Thomas Edison closely followed the alternative physics work of Albert Einstein and Max Planck, convincing him that there was an entire reality unseen by the human eye. This led to the last and least-known of all Edison’s inventions, the spirit phone. His former associate, now bitter rival, Nikola Tesla, was also developing at the same time a similar mysterious device.
Edison’s little-known near-death experience formed his theory that animate life forms don’t die, but rather change the nature of their composition. It is this foundational belief that drove him to proceed with the spirit phone.
Tesla monitored Edison’s paranormal work, with both men racing to create a device that picked up the frequencies of discarnate spirits, what today is called EVP (Electronic Voice Phenomenon).
Both men were way ahead of their time, delving into artificial intelligence and robotics.
Although mystery and lore surround the details of the last decade of Edison’s life, many skeptics have denied the existence of the mysterious spirit phone. Bill Birnes, co-author with Joel Martin of Edison vs. Tesla: The Battle over Their Last Invention, researched both Edison’s and Tesla’s journals, as well as contemporary articles and interviews with the inventors to confirm that tests were actually done with this device. He also had the full cooperation of the Charles Edison fund affording him access to rare photos and graphics to support their text.
In the following, very compelling, two part radio interview, Bill Birnes discusses Edison and Tesla, their backgrounds, rivalry and their race against time and each other to produce a communication device with the dead.
In the first half, Birnes describes Edison as the “Bill Gates of his time” with wealth and influence to whatever he wanted. In 1930, he retired from inventing and concentrated on his other interests such as extraterrestrials and psychic phenomena, which was later edited out of his diaries by his family. He believed that the living could communicate with the dead by use of electrical patterns of the brain that Edison thought survived physical death, and which he called “life units.”

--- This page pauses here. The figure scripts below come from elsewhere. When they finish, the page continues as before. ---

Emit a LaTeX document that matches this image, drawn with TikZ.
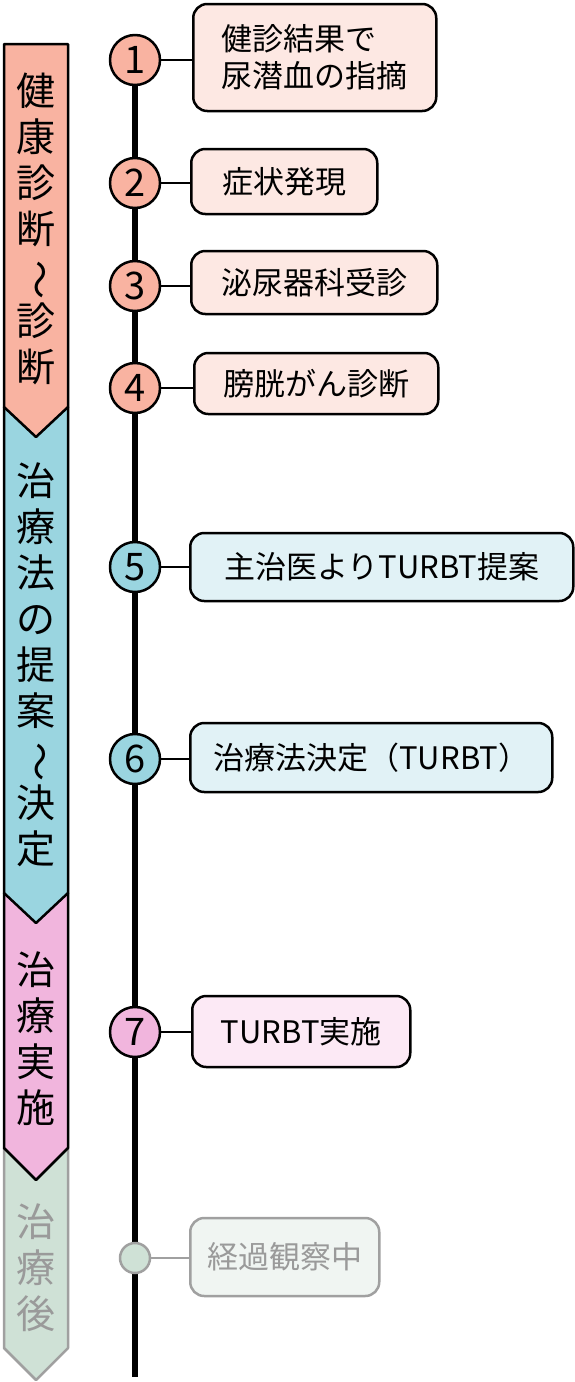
\documentclass[tikz,border=0pt]{standalone}
\usepackage{fontspec}
\setmainfont{Noto Sans CJK JP}
\usepackage{graphicx}
\usetikzlibrary{shapes}

\definecolor{phaseA}{HTML}{F9B3A1}
\definecolor{phaseAlight}{HTML}{FDE8E3}
\definecolor{phaseB}{HTML}{9AD5E0}
\definecolor{phaseBlight}{HTML}{E1F2F6}
\definecolor{phaseC}{HTML}{F1B5DD}
\definecolor{phaseClight}{HTML}{FCE9F5}
\definecolor{phaseD}{HTML}{CFE1D6}
\definecolor{phaseDlight}{HTML}{F0F5F2}
\definecolor{mutedline}{HTML}{A0A0A0}
\definecolor{mutedtext}{HTML}{9A9A9A}

\newcommand{\wave}{\rotatebox[origin=c]{-90}{～}}

\begin{document}
\begin{tikzpicture}[x=1pt, y=-1pt, line join=round,
  band/.style={draw=black, line width=2.5pt},
  bandtext/.style={align=center, inner sep=0pt, font=\fontsize{39}{46}\selectfont},
  stepnum/.style={circle, draw=black, line width=2.5pt, minimum size=50pt, inner sep=0pt, font=\fontsize{38}{38}\selectfont},
  event/.style={rounded corners=14pt, draw=black, line width=2.5pt, anchor=west, align=center, inner sep=0pt, font=\fontsize{31}{37}\selectfont},
  link/.style={line width=2.5pt}]
\useasboundingbox (0,0) rectangle (575,1382);

% phase bands, bottom one first
\draw[band, draw=mutedline, fill=phaseD] (4,1148) -- (68,1148) -- (68,1348) -- (36,1380) -- (4,1348) -- cycle;
\draw[band, fill=phaseC] (4,893) -- (68,893) -- (68,1148) -- (36,1180) -- (4,1148) -- cycle;
\draw[band, fill=phaseB] (4,407) -- (68,407) -- (68,893) -- (36,923) -- (4,893) -- cycle;
\draw[band, fill=phaseA] (4,44) -- (68,44) -- (68,407) -- (36,437) -- (4,407) -- cycle;

\node[bandtext] (phase1) at (36,229) {健\\康\\診\\断\\\wave\\診\\断};
\node[bandtext] (phase2) at (36,665) {治\\療\\法\\の\\提\\案\\\wave\\決\\定};
\node[bandtext] (phase3) at (36,1039) {治\\療\\実\\施};
\node[bandtext, text=mutedtext] (phase4) at (36,1268) {治\\療\\後};

% timeline
\coordinate (tltop) at (135,60);
\coordinate (tlbot) at (135,1377);
\draw[line width=5.5pt] (tltop) -- (tlbot);

\node[stepnum, fill=phaseA] (c1) at (135,60) {1};
\node[stepnum, fill=phaseA] (c2) at (135,183) {2};
\node[stepnum, fill=phaseA] (c3) at (135,286) {3};
\node[stepnum, fill=phaseA] (c4) at (135,388) {4};
\node[stepnum, fill=phaseB] (c5) at (135,567) {5};
\node[stepnum, fill=phaseB] (c6) at (135,759) {6};
\node[stepnum, fill=phaseC] (c7) at (135,1032) {7};
\node[stepnum, fill=phaseD, draw=mutedline, minimum size=30pt] (c8) at (135,1258) {};

\node[event, fill=phaseAlight, align=left, minimum width=243pt, minimum height=107pt] (b1) at (192,57.5) {健診結果で\\尿潜血の指摘};
\node[event, fill=phaseAlight, minimum width=186pt, minimum height=65pt] (b2) at (190,181.5) {症状発現};
\node[event, fill=phaseAlight, minimum width=246pt, minimum height=63pt] (b3) at (190,282.5) {泌尿器科受診};
\node[event, fill=phaseAlight, minimum width=244pt, minimum height=61pt] (b4) at (193,383.5) {膀胱がん診断};
\node[event, fill=phaseBlight, minimum width=383pt, minimum height=68pt] (b5) at (189,567) {主治医よりTURBT提案};
\node[event, fill=phaseBlight, minimum width=362pt, minimum height=69pt] (b6) at (189,757.5) {治療法決定（TURBT）};
\node[event, fill=phaseClight, minimum width=218pt, minimum height=71pt] (b7) at (191,1031.5) {TURBT実施};
\node[event, fill=phaseDlight, draw=mutedline, text=mutedtext, minimum width=189pt, minimum height=78pt] (b8) at (189,1257) {経過観察中};

\draw[link] (c1.east) -- (c1.east -| b1.west);
\draw[link] (c2.east) -- (c2.east -| b2.west);
\draw[link] (c3.east) -- (c3.east -| b3.west);
\draw[link] (c4.east) -- (c4.east -| b4.west);
\draw[link] (c5.east) -- (c5.east -| b5.west);
\draw[link] (c6.east) -- (c6.east -| b6.west);
\draw[link] (c7.east) -- (c7.east -| b7.west);
\draw[link, draw=mutedline] (c8.east) -- (c8.east -| b8.west);
\end{tikzpicture}
\end{document}
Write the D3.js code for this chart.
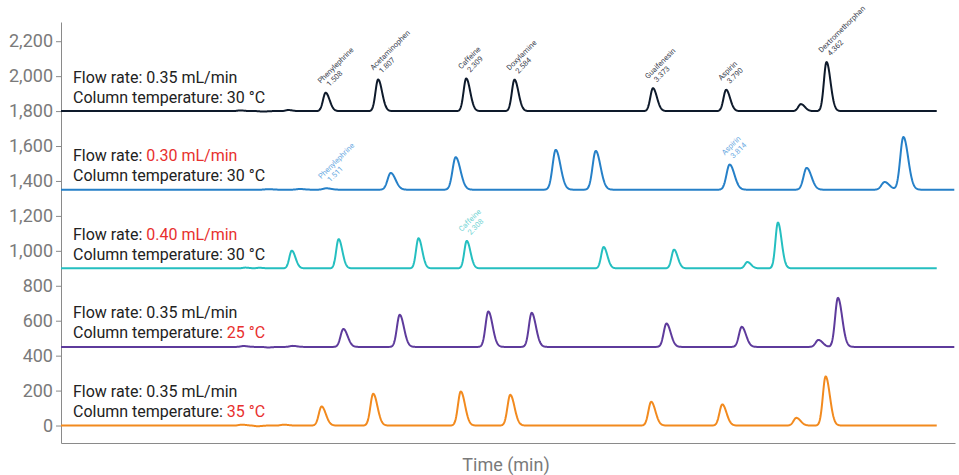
<!DOCTYPE html>
<html>
<head>
<meta charset="utf-8">
<script src="https://cdn.jsdelivr.net/npm/d3@7"></script>
<style>
  body { margin: 0; background: #fff; }
  svg { font-family: Roboto, "Noto Sans", sans-serif; }
</style>
</head>
<body>
<svg id="chart" width="959" height="475"></svg>
<script>
// baseline offset of each run (signal units)
const offsets = [1800, 1350, 900, 450, 0]
const colors = ["#0e1a2b", "#2680c8", "#25bfc0", "#5e3b9c", "#f28a1e"]
const endTimes = [4.99, 5.09, 4.99, 5.09, 4.99]
const peakWidths = [0.015, 0.018, 0.014, 0.016, 0.016]

const flowRates = ["0.35 mL/min", "0.30 mL/min", "0.40 mL/min", "0.35 mL/min", "0.35 mL/min"]
const temps = ["30 °C", "30 °C", "30 °C", "25 °C", "35 °C"]
const flowChanged = [false, true, true, false, false]
const tempChanged = [false, false, false, true, true]

// [retention time (min), height]
const peaksBlack = [[1.02, 4], [1.15, -3], [1.295, 6],
  [1.508, 105], [1.807, 181], [2.309, 187], [2.584, 180], [3.373, 131], [3.790, 122], [4.216, 40], [4.362, 281]]
const peaksBlue = [[1.18, 3], [1.36, 4], [1.512, 8],
  [1.879, 96], [2.249, 186], [2.819, 228], [3.047, 222], [3.810, 144], [4.249, 125], [4.693, 44], [4.800, 302]]
const peaksTeal = [[1.05, 4], [1.13, 3],
  [1.315, 101], [1.582, 167], [2.037, 172], [2.312, 157], [3.092, 122], [3.493, 107], [3.911, 36], [4.085, 262]]
const peaksPurple = [[1.04, 5], [1.18, -3], [1.32, 6],
  [1.609, 103], [1.930, 184], [2.435, 203], [2.682, 195], [3.450, 134], [3.879, 115], [4.316, 40], [4.427, 281]]
const peaksOrange = [[1.03, 5], [1.12, -4], [1.27, 5],
  [1.485, 109], [1.779, 182], [2.278, 195], [2.560, 176], [3.363, 136], [3.768, 121], [4.190, 44], [4.357, 281]]
const allPeaks = [peaksBlack, peaksBlue, peaksTeal, peaksPurple, peaksOrange]

// [run index, retention time, compound, label text]
const peakLabels = [
  [0, 1.508, "Phenylephrine", "1.508"], [0, 1.807, "Acetaminophen", "1.807"],
  [0, 2.309, "Caffeine", "2.309"], [0, 2.584, "Doxylamine", "2.584"],
  [0, 3.373, "Guaifenesin", "3.373"], [0, 3.790, "Aspirin", "3.790"],
  [0, 4.362, "Dextromethorphan", "4.362"],
  [1, 1.512, "Phenylephrine", "1.511"], [1, 3.810, "Aspirin", "3.814"],
  [2, 2.312, "Caffeine", "2.308"]
]
const labelColors = ["#3a4250", "#6aaae2", "#6fd3d3"]

const yTicks = d3.range(0, 2201, 200)

const svg = d3.select("#chart")
const x = d3.scaleLinear().domain([0, 5.094]).range([61, 955])
const y = d3.scaleLinear().domain([-100, 2310]).range([443, 22])

// bi-gaussian peak, tailing on the right
function signal(peaks, w, t) {
  let s = 0
  for (const [rt, h] of peaks) {
    const sd = t < rt ? w : w * 1.5
    s += h * Math.exp(-0.5 * ((t - rt) / sd) ** 2)
  }
  return s
}

// axes
svg.append("g")
  .attr("transform", "translate(61,0)")
  .call(d3.axisLeft(y).tickValues(yTicks).tickFormat(d3.format(",")).tickSize(5).tickSizeOuter(0))
  .call(g => g.select(".domain").attr("stroke", "#8a8a8a"))
  .call(g => g.selectAll(".tick line").attr("stroke", "#8a8a8a"))
  .call(g => g.selectAll(".tick text").attr("fill", "#7a7a7a").attr("font-size", 18).attr("font-family", "Roboto"))

svg.append("g")
  .attr("transform", "translate(0,443)")
  .call(d3.axisBottom(x).tickValues([]).tickSizeOuter(0))
  .call(g => g.select(".domain").attr("stroke", "#8a8a8a"))

svg.append("text")
  .attr("x", 506).attr("y", 471)
  .attr("text-anchor", "middle")
  .attr("fill", "#7a7a7a").attr("font-size", 18)
  .text("Time (min)")

// traces
const line = d3.line().x(d => x(d[0])).y(d => y(d[1]))
allPeaks.forEach((peaks, i) => {
  const pts = d3.range(0, endTimes[i] + 1e-9, 0.002)
    .map(t => [t, offsets[i] + signal(peaks, peakWidths[i], t)])
  svg.append("path")
    .attr("d", line(pts))
    .attr("fill", "none")
    .attr("stroke", colors[i])
    .attr("stroke-width", 2)
    .attr("stroke-linejoin", "round")
})

// peak labels
peakLabels.forEach(([run, rt, name, val]) => {
  const top = offsets[run] + signal(allPeaks[run], peakWidths[run], rt)
  const t = svg.append("text")
    .attr("transform", `translate(${x(rt) - 5},${y(top) - 9}) rotate(-45)`)
    .attr("font-size", 7.5)
    .attr("fill", labelColors[run])
  t.append("tspan").attr("x", 0).attr("dy", 0).text(name)
  t.append("tspan").attr("x", 4).attr("dy", "1.15em").text(val)
})

// condition text
offsets.forEach((off, i) => {
  const by = y(off)
  const t1 = svg.append("text").attr("x", 73).attr("y", by - 28.5)
    .attr("font-size", 16).attr("fill", "#222")
  t1.append("tspan").text("Flow rate: ")
  t1.append("tspan").attr("fill", flowChanged[i] ? "#e8302e" : "#222").text(flowRates[i])
  const t2 = svg.append("text").attr("x", 73).attr("y", by - 8.5)
    .attr("font-size", 16).attr("fill", "#222")
  t2.append("tspan").text("Column temperature: ")
  t2.append("tspan").attr("fill", tempChanged[i] ? "#e8302e" : "#222").text(temps[i])
})
</script>
</body>
</html>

Nikola Tesla (who had proven Edison wrong about the usefulness of AC current) thought that the universe was composed of an infinite variety of sound and electromagnetic waves, and that if you could zero in on the right ones, you could hear the voices of the departed. His idea for a “spirit phone” would use this theory. Birnes also describes how Edison (who didn’t believe in psychics) actually used psychics to test his spirit device on a “dark and stormy night” in the fall of 1920. Unlike Edison, who went though countless sessions of trial and error, Birnes points out that Tesla’s ideas came to him fully formed. He adds that both men had ideas that were “a hundred years ahead of their time.”